=== To do ===
From the listing that follows, output everything exactly except the pictures.

## Start Data

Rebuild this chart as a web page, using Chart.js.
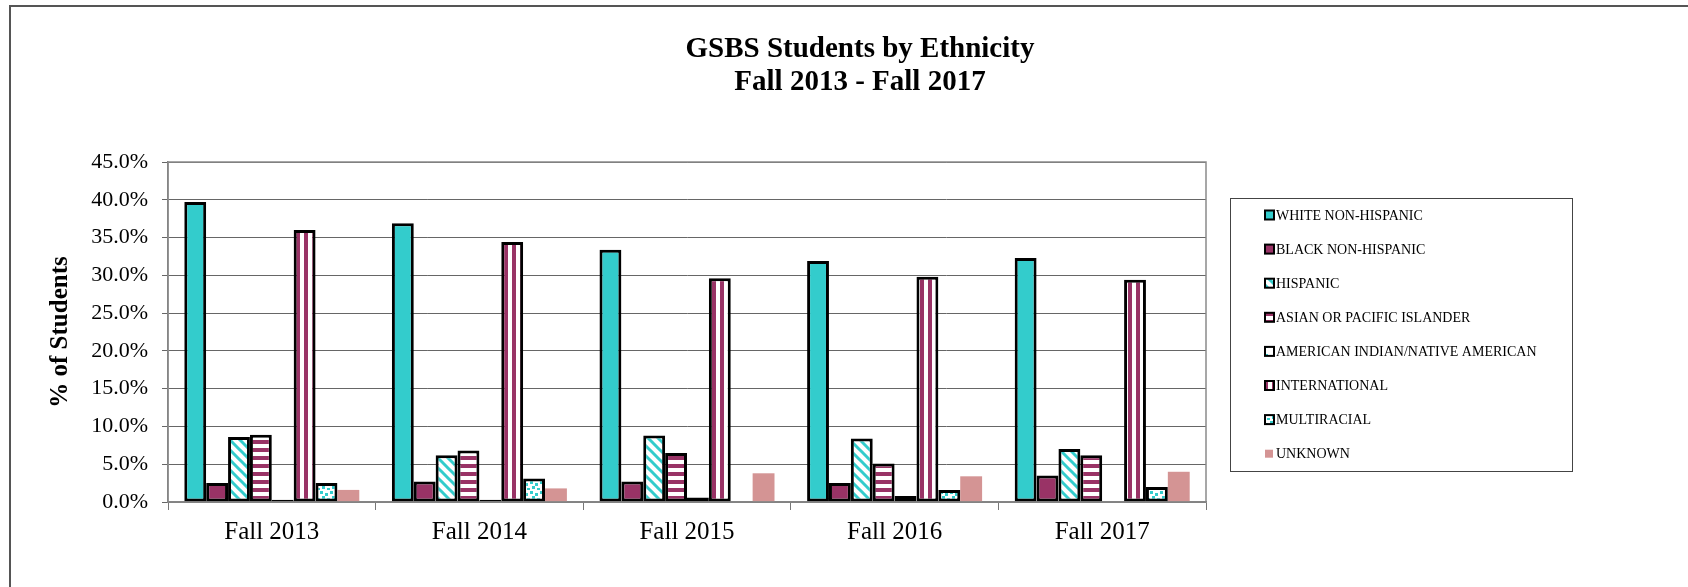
<!DOCTYPE html>
<html>
<head>
<meta charset="utf-8">
<script src="https://cdn.jsdelivr.net/npm/chart.js@4"></script>
<style>
  html, body { margin: 0; padding: 0; background: #fff; }
  #wrap { width: 1688px; height: 587px; position: relative; }
</style>
</head>
<body>
<div id="wrap"><canvas id="c" width="1688" height="587"></canvas></div>
<script>
const terms = ['Fall 2013', 'Fall 2014', 'Fall 2015', 'Fall 2016', 'Fall 2017'];
const titleLines = ['GSBS Students by Ethnicity', 'Fall 2013 - Fall 2017'];
const yTicks = [0, 5, 10, 15, 20, 25, 30, 35, 40, 45];

// % of students
const white         = [39.7, 36.9, 33.4, 31.9, 32.3];
const black         = [2.5, 2.7, 2.7, 2.5, 3.5];
const hispanic      = [8.6, 6.2, 8.8, 8.4, 7.0];
const asian         = [8.9, 6.8, 6.5, 5.1, 6.2];
const amIndian      = [0.3, 0.3, 0.6, 0.8, 0];
const international = [36.0, 34.4, 29.6, 29.8, 29.4];
const multiracial   = [2.5, 3.1, 0, 1.6, 2.0];
const unknown       = [1.6, 1.8, 3.8, 3.4, 4.0];

const TEAL = '#33CCCC', MAROON = '#993366', PINK = '#D49494';
const SERIF = '"Liberation Serif", "Times New Roman", serif';

const canvas = document.getElementById('c');
const ctx = canvas.getContext('2d');

function pattern(size, draw) {
    const tile = document.createElement('canvas');
    tile.width = size; tile.height = size;
    const g = tile.getContext('2d');
    g.fillStyle = '#fff';
    g.fillRect(0, 0, size, size);
    draw(g);
    return ctx.createPattern(tile, 'repeat');
}

const diagTeal = pattern(10, g => {
    g.strokeStyle = TEAL; g.lineWidth = 3;
    [-10, 0, 10].forEach(k => { g.beginPath(); g.moveTo(k - 2, -2); g.lineTo(k + 12, 12); g.stroke(); });
});
const hStripes = pattern(8, g => { g.fillStyle = MAROON; g.fillRect(0, 0, 8, 4); });
const vStripes = pattern(8, g => { g.fillStyle = MAROON; g.fillRect(0, 0, 4, 8); });
const dotsTeal = pattern(10, g => {
    g.fillStyle = TEAL;
    g.fillRect(0, 1, 3, 3); g.fillRect(5, 3, 3, 3);
    g.fillRect(2, 6, 3, 3); g.fillRect(7, 8, 3, 2);
});
const sparseTeal = pattern(8, g => { g.fillStyle = TEAL; g.fillRect(2, 2, 2, 2); });

const series = [
    ['WHITE NON-HISPANIC', white, TEAL],
    ['BLACK NON-HISPANIC', black, MAROON],
    ['HISPANIC', hispanic, diagTeal],
    ['ASIAN OR PACIFIC ISLANDER', asian, hStripes],
    ['AMERICAN INDIAN/NATIVE AMERICAN', amIndian, sparseTeal],
    ['INTERNATIONAL', international, vStripes],
    ['MULTIRACIAL', multiracial, dotsTeal],
    ['UNKNOWN', unknown, PINK]
];

const datasets = series.map(([label, data, fill]) => ({
    label,
    data,
    backgroundColor: fill,
    borderColor: '#000',
    borderWidth: label === 'UNKNOWN' ? 0 : 3,
    borderSkipped: false,
    categoryPercentage: 0.843,
    barPercentage: 1.0
}));

// frame, title, plot border and the boxed legend
const decor = {
    id: 'decor',
    afterDraw(chart) {
        const c = chart.ctx;
        const a = chart.chartArea;
        c.save();

        c.strokeStyle = '#555';
        c.lineWidth = 2;
        c.beginPath();
        c.moveTo(10, 587); c.lineTo(10, 6); c.lineTo(1688, 6);
        c.stroke();

        c.strokeStyle = '#8a8a8a';
        c.lineWidth = 1.5;
        c.strokeRect(a.left, a.top, a.right - a.left, a.bottom - a.top);

        c.fillStyle = '#000';
        c.textAlign = 'center';
        c.textBaseline = 'middle';
        c.font = 'bold 29px ' + SERIF;
        c.fillText(titleLines[0], 860, 50);
        c.fillText(titleLines[1], 860, 83);

        c.strokeStyle = '#444';
        c.lineWidth = 1;
        c.strokeRect(1230.5, 198.5, 342, 273);

        c.textAlign = 'left';
        c.font = '14px ' + SERIF;
        chart.data.datasets.forEach((ds, i) => {
            const y = 215 + i * 34.1;
            c.fillStyle = ds.backgroundColor;
            if (ds.borderWidth) {
                c.fillRect(1265, y - 4.5, 9, 9);
                c.strokeStyle = '#000';
                c.lineWidth = 2;
                c.strokeRect(1265, y - 4.5, 9, 9);
            } else {
                c.fillRect(1265, y - 4, 8, 8);
            }
            c.fillStyle = '#000';
            c.fillText(ds.label, 1276, y + 1);
        });
        c.restore();
    }
};

new Chart(ctx, {
    type: 'bar',
    data: { labels: terms, datasets },
    options: {
        responsive: false,
        animation: false,
        layout: { padding: { left: 0, top: 162, right: 482, bottom: 0 } },
        plugins: {
            legend: { display: false },
            title: { display: false },
            tooltip: { enabled: false }
        },
        scales: {
            x: {
                afterFit: s => { s.height = 85; },
                grid: { offset: true, drawOnChartArea: false, tickLength: 8, color: '#777' },
                border: { color: '#777', width: 1.5 },
                ticks: { color: '#000', padding: 7, font: { family: SERIF, size: 25 } }
            },
            y: {
                min: 0,
                max: 45,
                afterFit: s => { s.width = 168; },
                afterBuildTicks: s => { s.ticks = yTicks.map(v => ({ value: v })); },
                grid: { color: '#666', lineWidth: 1, tickLength: 6 },
                border: { color: '#777', width: 1.5 },
                ticks: {
                    color: '#000',
                    padding: 14,
                    font: { family: SERIF, size: 22 },
                    callback: v => v.toFixed(1) + '%'
                },
                title: {
                    display: true,
                    text: '% of Students',
                    color: '#000',
                    padding: { top: 46, bottom: 0 },
                    font: { family: SERIF, size: 25, weight: 'bold' }
                }
            }
        }
    },
    plugins: [decor]
});
</script>
</body>
</html>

## End Data

=== Final result ===
Rebuild this chart as a web page, using Chart.js.
<!DOCTYPE html>
<html>
<head>
<meta charset="utf-8">
<script src="https://cdn.jsdelivr.net/npm/chart.js@4"></script>
<style>
  html, body { margin: 0; padding: 0; background: #fff; }
  #wrap { width: 1688px; height: 587px; position: relative; }
</style>
</head>
<body>
<div id="wrap"><canvas id="c" width="1688" height="587"></canvas></div>
<script>
const terms = ['Fall 2013', 'Fall 2014', 'Fall 2015', 'Fall 2016', 'Fall 2017'];
const titleLines = ['GSBS Students by Ethnicity', 'Fall 2013 - Fall 2017'];
const yTicks = [0, 5, 10, 15, 20, 25, 30, 35, 40, 45];

// % of students
const white         = [39.7, 36.9, 33.4, 31.9, 32.3];
const black         = [2.5, 2.7, 2.7, 2.5, 3.5];
const hispanic      = [8.6, 6.2, 8.8, 8.4, 7.0];
const asian         = [8.9, 6.8, 6.5, 5.1, 6.2];
const amIndian      = [0.3, 0.3, 0.6, 0.8, 0];
const international = [36.0, 34.4, 29.6, 29.8, 29.4];
const multiracial   = [2.5, 3.1, 0, 1.6, 2.0];
const unknown       = [1.6, 1.8, 3.8, 3.4, 4.0];

const TEAL = '#33CCCC', MAROON = '#993366', PINK = '#D49494';
const SERIF = '"Liberation Serif", "Times New Roman", serif';

const canvas = document.getElementById('c');
const ctx = canvas.getContext('2d');

function pattern(size, draw) {
    const tile = document.createElement('canvas');
    tile.width = size; tile.height = size;
    const g = tile.getContext('2d');
    g.fillStyle = '#fff';
    g.fillRect(0, 0, size, size);
    draw(g);
    return ctx.createPattern(tile, 'repeat');
}

const diagTeal = pattern(10, g => {
    g.strokeStyle = TEAL; g.lineWidth = 3;
    [-10, 0, 10].forEach(k => { g.beginPath(); g.moveTo(k - 2, -2); g.lineTo(k + 12, 12); g.stroke(); });
});
const hStripes = pattern(8, g => { g.fillStyle = MAROON; g.fillRect(0, 0, 8, 4); });
const vStripes = pattern(8, g => { g.fillStyle = MAROON; g.fillRect(0, 0, 4, 8); });
const dotsTeal = pattern(10, g => {
    g.fillStyle = TEAL;
    g.fillRect(0, 1, 3, 3); g.fillRect(5, 3, 3, 3);
    g.fillRect(2, 6, 3, 3); g.fillRect(7, 8, 3, 2);
});
const sparseTeal = pattern(8, g => { g.fillStyle = TEAL; g.fillRect(2, 2, 2, 2); });

const series = [
    ['WHITE NON-HISPANIC', white, TEAL],
    ['BLACK NON-HISPANIC', black, MAROON],
    ['HISPANIC', hispanic, diagTeal],
    ['ASIAN OR PACIFIC ISLANDER', asian, hStripes],
    ['AMERICAN INDIAN/NATIVE AMERICAN', amIndian, sparseTeal],
    ['INTERNATIONAL', international, vStripes],
    ['MULTIRACIAL', multiracial, dotsTeal],
    ['UNKNOWN', unknown, PINK]
];

const datasets = series.map(([label, data, fill]) => ({
    label,
    data,
    backgroundColor: fill,
    borderColor: '#000',
    borderWidth: label === 'UNKNOWN' ? 0 : 3,
    borderSkipped: false,
    categoryPercentage: 0.843,
    barPercentage: 1.0
}));

// frame, title, plot border and the boxed legend
const decor = {
    id: 'decor',
    afterDraw(chart) {
        const c = chart.ctx;
        const a = chart.chartArea;
        c.save();

        c.strokeStyle = '#555';
        c.lineWidth = 2;
        c.beginPath();
        c.moveTo(10, 587); c.lineTo(10, 6); c.lineTo(1688, 6);
        c.stroke();

        c.strokeStyle = '#8a8a8a';
        c.lineWidth = 1.5;
        c.strokeRect(a.left, a.top, a.right - a.left, a.bottom - a.top);

        c.fillStyle = '#000';
        c.textAlign = 'center';
        c.textBaseline = 'middle';
        c.font = 'bold 29px ' + SERIF;
        c.fillText(titleLines[0], 860, 50);
        c.fillText(titleLines[1], 860, 83);

        c.strokeStyle = '#444';
        c.lineWidth = 1;
        c.strokeRect(1230.5, 198.5, 342, 273);

        c.textAlign = 'left';
        c.font = '14px ' + SERIF;
        chart.data.datasets.forEach((ds, i) => {
            const y = 215 + i * 34.1;
            c.fillStyle = ds.backgroundColor;
            if (ds.borderWidth) {
                c.fillRect(1265, y - 4.5, 9, 9);
                c.strokeStyle = '#000';
                c.lineWidth = 2;
                c.strokeRect(1265, y - 4.5, 9, 9);
            } else {
                c.fillRect(1265, y - 4, 8, 8);
            }
            c.fillStyle = '#000';
            c.fillText(ds.label, 1276, y + 1);
        });
        c.restore();
    }
};

new Chart(ctx, {
    type: 'bar',
    data: { labels: terms, datasets },
    options: {
        responsive: false,
        animation: false,
        layout: { padding: { left: 0, top: 162, right: 482, bottom: 0 } },
        plugins: {
            legend: { display: false },
            title: { display: false },
            tooltip: { enabled: false }
        },
        scales: {
            x: {
                afterFit: s => { s.height = 85; },
                grid: { offset: true, drawOnChartArea: false, tickLength: 8, color: '#777' },
                border: { color: '#777', width: 1.5 },
                ticks: { color: '#000', padding: 7, font: { family: SERIF, size: 25 } }
            },
            y: {
                min: 0,
                max: 45,
                afterFit: s => { s.width = 168; },
                afterBuildTicks: s => { s.ticks = yTicks.map(v => ({ value: v })); },
                grid: { color: '#666', lineWidth: 1, tickLength: 6 },
                border: { color: '#777', width: 1.5 },
                ticks: {
                    color: '#000',
                    padding: 14,
                    font: { family: SERIF, size: 22 },
                    callback: v => v.toFixed(1) + '%'
                },
                title: {
                    display: true,
                    text: '% of Students',
                    color: '#000',
                    padding: { top: 46, bottom: 0 },
                    font: { family: SERIF, size: 25, weight: 'bold' }
                }
            }
        }
    },
    plugins: [decor]
});
</script>
</body>
</html>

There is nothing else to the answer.